Bow hunting and trout fishing are his passions, and not even the chilly winter temperatures can keep Chase Rice indoors. If he’s not on the road or at the farm, there’s a good chance Rice will be casting flies on a trout stream in Montana or Idaho, even when the weather’s cold.

The only challenge with fly fishing in the winter is dodging the river ice, he says, but frigid temperatures don’t stop him from hitting the water or the woods. “You can call it tough or whatever, but they make damn good gear these days. I mean, my dad and my grandfather, they all did it back in the day, and they were tougher than we are. They did it in flannels and jeans,” Rice says. “We’re out here in Gortex and all this nice stuff.”

Chase Rice outside

When Chase Rice is out in the woods, one piece of gear that he always carries is his compound bow. He prefers archery over rifle hunting not only because of the challenge, but for philosophical reasons as well. “I need that face-to-face encounter,” he says. “You literally look at that animal, right dead in their eyes, before you take its life, and to me, that creates a fairness between me and the animal that I need to have these days.”

Because his music career is in full swing, however, Rice, 36, says he needs to clear more time in his life to do other things.
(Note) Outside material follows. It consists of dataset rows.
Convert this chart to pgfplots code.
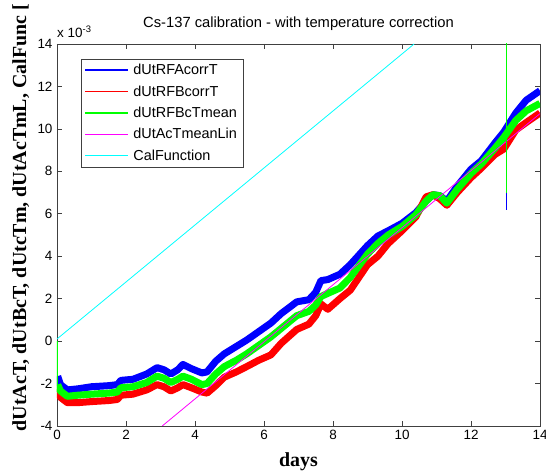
\documentclass[border=0pt]{standalone}
\usepackage{fontspec}
\setmainfont{Liberation Sans}
\newfontfamily\labelfont{Liberation Serif}
\usepackage{pgfplots}
\pgfplotsset{compat=1.18}
\definecolor{mblue}{RGB}{0,0,255}
\definecolor{mred}{RGB}{255,0,0}
\definecolor{mgreen}{RGB}{0,255,0}
\definecolor{mmagenta}{RGB}{255,0,255}
\definecolor{mcyan}{RGB}{0,255,255}

% values in units of 1e-3
\pgfplotstableread{
x      blue    green   red
0.02   -1.65   -2.05   -2.25
0.10   -2.05   -2.35   -2.65
0.30   -2.30   -2.60   -2.90
0.60   -2.25   -2.55   -2.90
1.00   -2.15   -2.50   -2.85
1.50   -2.10   -2.45   -2.80
1.75   -2.05   -2.40   -2.75
1.85   -1.85   -2.20   -2.55
2.20   -1.80   -2.15   -2.50
2.60   -1.55   -1.95   -2.30
2.90   -1.25   -1.65   -2.05
3.10   -1.35   -1.75   -2.15
3.30   -1.55   -1.95   -2.35
3.50   -1.35   -1.80   -2.20
3.65   -1.10   -1.65   -2.05
3.90   -1.30   -1.80   -2.20
4.20   -1.50   -2.05   -2.40
4.35   -1.45   -2.00   -2.45
4.60   -0.95   -1.55   -2.10
4.85   -0.60   -1.20   -1.70
5.20   -0.25   -0.90   -1.45
5.50    0.05   -0.60   -1.20
5.85    0.45   -0.20   -0.90
6.20    0.85    0.20   -0.65
6.50    1.30    0.60   -0.10
6.95    1.85    1.20    0.55
7.30    1.95    1.40    0.80
7.50    2.30    1.70    1.20
7.65    2.85    2.10    1.75
7.85    2.90    2.25    1.50
8.20    3.15    2.50    2.00
8.50    3.60    3.00    2.40
9.00    4.50    4.10    3.60
9.30    4.95    4.60    4.00
9.60    5.20    5.00    4.60
10.00   5.55    5.40    5.20
10.40   6.05    5.95    5.85
10.70   6.60    6.60    6.80
10.90   6.90    6.90    6.90
11.10   6.85    6.85    6.70
11.30   6.60    6.50    6.40
11.60   7.30    7.15    7.00
12.00   8.10    7.90    7.70
12.30   8.50    8.35    8.15
12.70   9.35    9.10    8.80
12.95   9.85    9.60    9.05
13.30  10.75   10.40    9.95
13.60  11.35   10.85   10.30
14.00  11.80   11.20   10.75
}\drifttable

\newcommand{\legfont}{\fontsize{14.5}{17}\selectfont}

\begin{document}
\begin{tikzpicture}
\begin{axis}[
    width=483bp, height=382bp, scale only axis,
    xmin=0, xmax=14, ymin=-4, ymax=14,
    xtick={0,2,...,14}, ytick={-4,-2,...,14},
    tick align=inside, tick pos=both,
    major tick length=5bp,
    axis line style={black!75, line width=0.6pt},
    every tick/.style={black!75, line width=0.6pt},
    tick label style={font=\fontsize{13.5}{15}\selectfont},
    /pgf/number format/assume math mode=true,
    yticklabel style={xshift=-1bp},
    xticklabel style={yshift=-1bp},
    title={Cs-137 calibration - with temperature correction},
    title style={font=\fontsize{14.8}{16}\selectfont, at={(axis description cs:0.5,1)}, anchor=base, yshift=11bp},
    xlabel={days},
    xlabel style={font=\labelfont\bfseries\fontsize{20}{24}\selectfont, at={(axis description cs:0.5,-0.094)}, anchor=center},
    ylabel={dUtAcT, dUtBcT, dUtcTm, dUtAcTmL, CalFunc [},
    ylabel style={font=\labelfont\bfseries\fontsize{20}{24}\selectfont, at={(axis description cs:-0.075,1.105)}, anchor=east, inner sep=0pt},
    legend style={at={(0.05,0.961)}, anchor=north west, draw=black!75, fill=white,
        cells={anchor=west}, row sep=5.5bp, column sep=3bp,
        inner xsep=4bp, inner ysep=3bp},
    legend image code/.code={\fill[#1, draw=none] (0bp,-0.6bp) rectangle (43bp,0.6bp);},
    clip=true,
]
\addplot[mblue, line width=7bp, line join=round, forget plot] table[x=x, y=blue] {\drifttable};
\addplot[mred, line width=7bp, line join=round, forget plot] table[x=x, y=red] {\drifttable};
\addplot[mgreen, line width=7bp, line join=round, forget plot] table[x=x, y=green] {\drifttable};
\addplot[mmagenta, line width=0.8pt, forget plot] coordinates {(3.05,-4) (14,10.72)};
\addplot[mcyan, line width=0.8pt, forget plot] coordinates {(0,0.1) (10.35,14)};
% start jump and outlier spike
\addplot[mgreen, line width=1.6pt, forget plot] coordinates {(0,0) (0,-2.4)};
\addplot[mgreen, line width=1.6pt, forget plot] coordinates {(13.03,15) (13.03,7.0)};
\addplot[mblue, line width=1pt, forget plot] coordinates {(13.03,7.0) (13.03,6.2)};
\addlegendimage{fill=mblue}
\addlegendentry{\legfont dUtRFAcorrT}
\addlegendimage{fill=mred}
\addlegendentry{\legfont dUtRFBcorrT}
\addlegendimage{fill=mgreen}
\addlegendentry{\legfont dUtRFBcTmean}
\addlegendimage{fill=mmagenta}
\addlegendentry{\legfont dUtAcTmeanLin}
\addlegendimage{fill=mcyan}
\addlegendentry{\legfont CalFunction}
\end{axis}
\pgfresetboundingbox
\path[use as bounding box] ([xshift=-57bp,yshift=-46bp]current axis.south west) rectangle ([xshift=6bp,yshift=44bp]current axis.north east);
\node[anchor=south west, font=\fontsize{13.5}{15}\selectfont, inner sep=0pt] at ([yshift=6bp]current axis.north west) {x 10\textsuperscript{-3}};
\end{tikzpicture}
\end{document}
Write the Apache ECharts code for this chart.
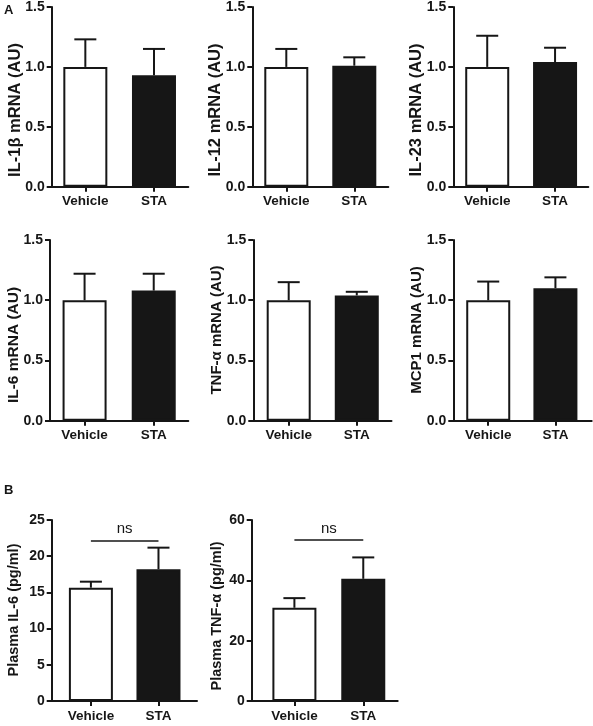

He recently released a new single, “If I Were Rock & Roll,” and is working on a new album to be released this year. Rice also signed on with Mountain Dew to promote Dew Outdoor Grants and recorded a rendition of “America the Beautiful” for the program.

Music is keeping Chase Rice busy, but he says it’s not his entire life anymore. After going full bore on the road and in the studio, Rice wasn’t aware of just how much his career was consuming him. It took the COVID pandemic to make him understand there are other things to appreciate. “I didn’t realize how burned out I was until 2020 happened, and I was forced to stay home,” he says. “I started doing all these other things—sitting around a fire with friends and hunting a ton more than I ever have. It was a huge thing for me that I’m not going to give up. I’m not going to go back to 150, 170 days a year on the road and not be able to live my life.”

Chase Rice with livestock feed

Rice’s life away from music includes plenty of hunting and fishing, but there’s also a new hunting dog, Jack, to train and plans for habitat work on the farm that he hopes will improve the deer hunting.

And then there’s the buffalo.

In 2020, Chase Rice bought a small herd of buffalo from a ranch in Colorado and let them run the pastures on his Tennessee farm. He added a bull to the mix and hopes to build the herd to 30 animals.

Sometimes, when Rice sits on his porch with a guitar or a beer—or both— and looks out over his herd of buffalo, a thought crosses his mind. “It hits you occasionally, ‘What the hell’s going on with my life?’”

In Rice’s case, plenty.

And as eclectic as his life may seem, it all serves a purpose. The more that he has going on away from the concert stage and the tour bus, the bigger the benefit to his professional life in the studio and on the road. “The biggest thing with music is when I do get to live my life, the music becomes so much more me. I’m not trying to just write songs for a live show, I’m writing songs about my life. To me, that makes for so much better music.”